Monotheisten verfügen zudem über eine innewohnende Unduldsamkeit. Die Einstellung, dass es nur eine Wahrheit gibt, eine Straße zu dem einen Gott, stellt jede monotheistische Religion in den Gegensatz zu allen anderen. Es gibt keinen Spielraum, keine Möglichkeit, die offensichtlichen Irrtümer von Leuten zu dulden, die an einen anderen Gott glauben. Also hat der Monotheismus die Grundlagen für die Inquisition gelegt wie auch für das unduldsame Christentum über die Jahrhunderte hinweg – von den Kreuzzügen bis zu Missionaren in Afrika und Polynesien. »Ich habe die Story, und es ist die einzige« ist charakteristisch für viele Kulte, die allesamt intolerant sind.
Die Glaubenslehren und -gemeinschaften entwickeln sich natürlich weiter. Aber sie tun das wegen der Schlappen, die sie von der Wissenschaft, von der materiellen Entwicklung und von besserer Bildung einstecken mussten. Sie entwickeln sich weiter, weil kluge Menschen in ihnen die Gemeinsamkeit der Menschheit erkennen. Wo es zu wenige kluge Menschen gibt, bekommt man Nordirland. Wenn man Glück hat.
Wenn die Zukunft nicht feststeht, sondern formbar ist, und wenn wir die Auswirkungen unseres gegenwärtigen Verhaltens vorhersagen können, wie schlecht auch immer, dann können Vorhersagen der Zukunft ihre Verwirklichung selbst verhindern. Und das kann sogar der Zweck solcher Vorhersagen sein.

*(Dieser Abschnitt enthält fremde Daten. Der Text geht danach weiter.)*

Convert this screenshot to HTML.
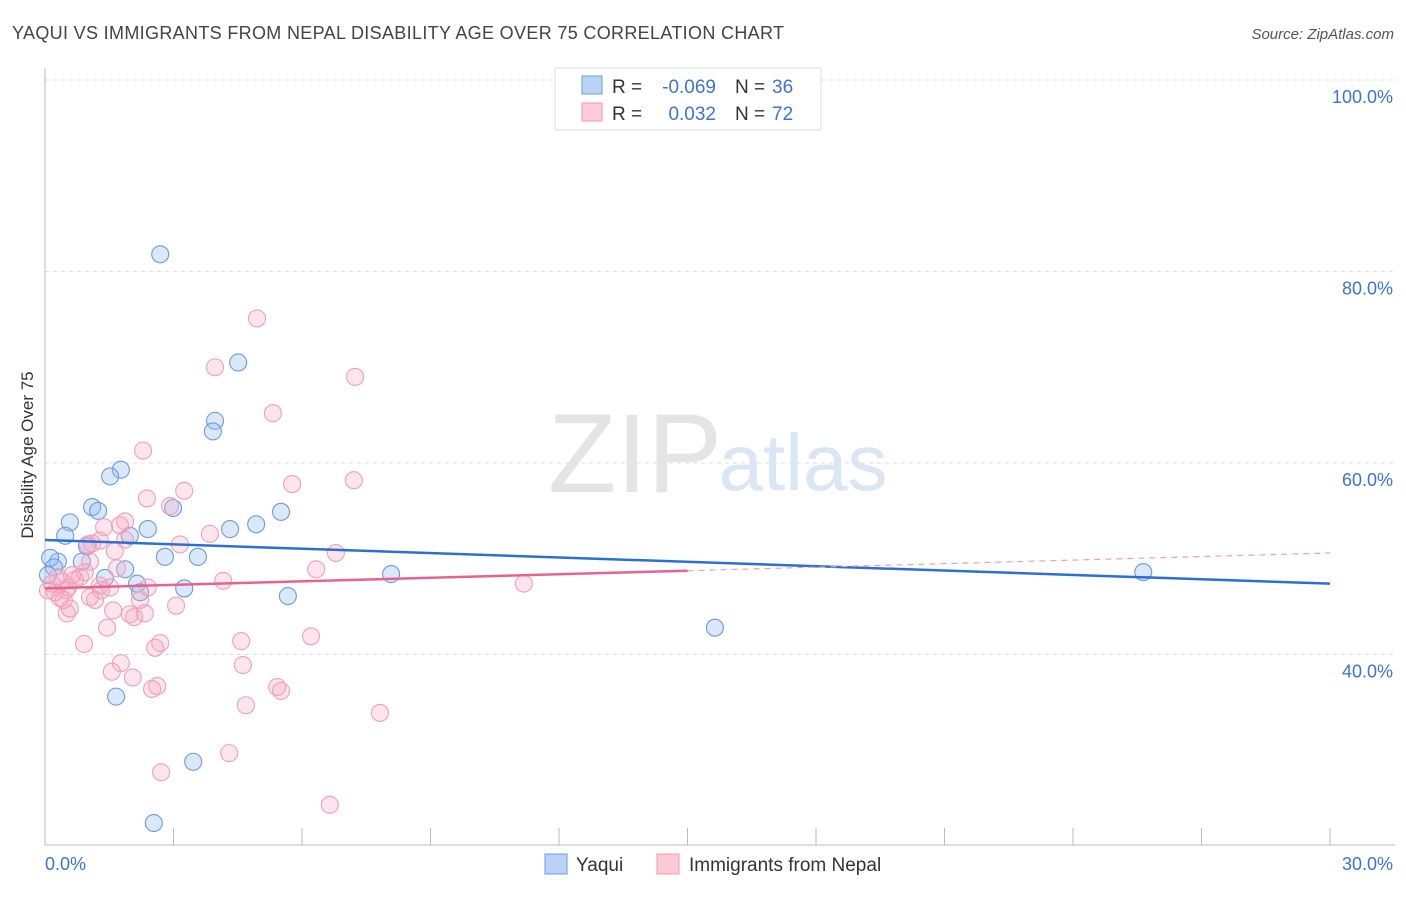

Viele von den biblischen Propheten scheinen – wie heute viele Science-Fiction-Autoren – davor zu warnen, was passieren kann, wenn wir so weitermachen wie bisher. Sie haben also Erfolg, wenn sich ihre Prophezeiung als falsch erweist, weil die Menschen sie beherzigen und ihr Tun ändern. Wir können das verstehen; obwohl die Prophezeiung nicht eingetroffen ist, sehen wir alle, dass sie hätte eintreffen können: Sie hat uns ein besseres Bild von dem Phasenraum gegeben, in dem sich die Zukunft unserer Kultur befindet.
Wie ist es mit der Zigeunerin, die Ihnen prophezeit, dass ein großer dunkelhaariger Mann in Ihr Leben treten wird, und die Sie so empfänglich für all jene künftigen großen dunkelhaarigen Männer macht? (Falls Sie sich überhaupt für große dunkelhaarige Männer interessieren; das liegt ganz bei Ihnen.) Das könnte eine sich selbst erfüllende Prophezeiung sein, das Gegenteil der von den biblischen Propheten erzählten Geschichten. Es ist eine Geschichte, auf die der Adressat eingeht, weil er möchte, dass sie geschieht.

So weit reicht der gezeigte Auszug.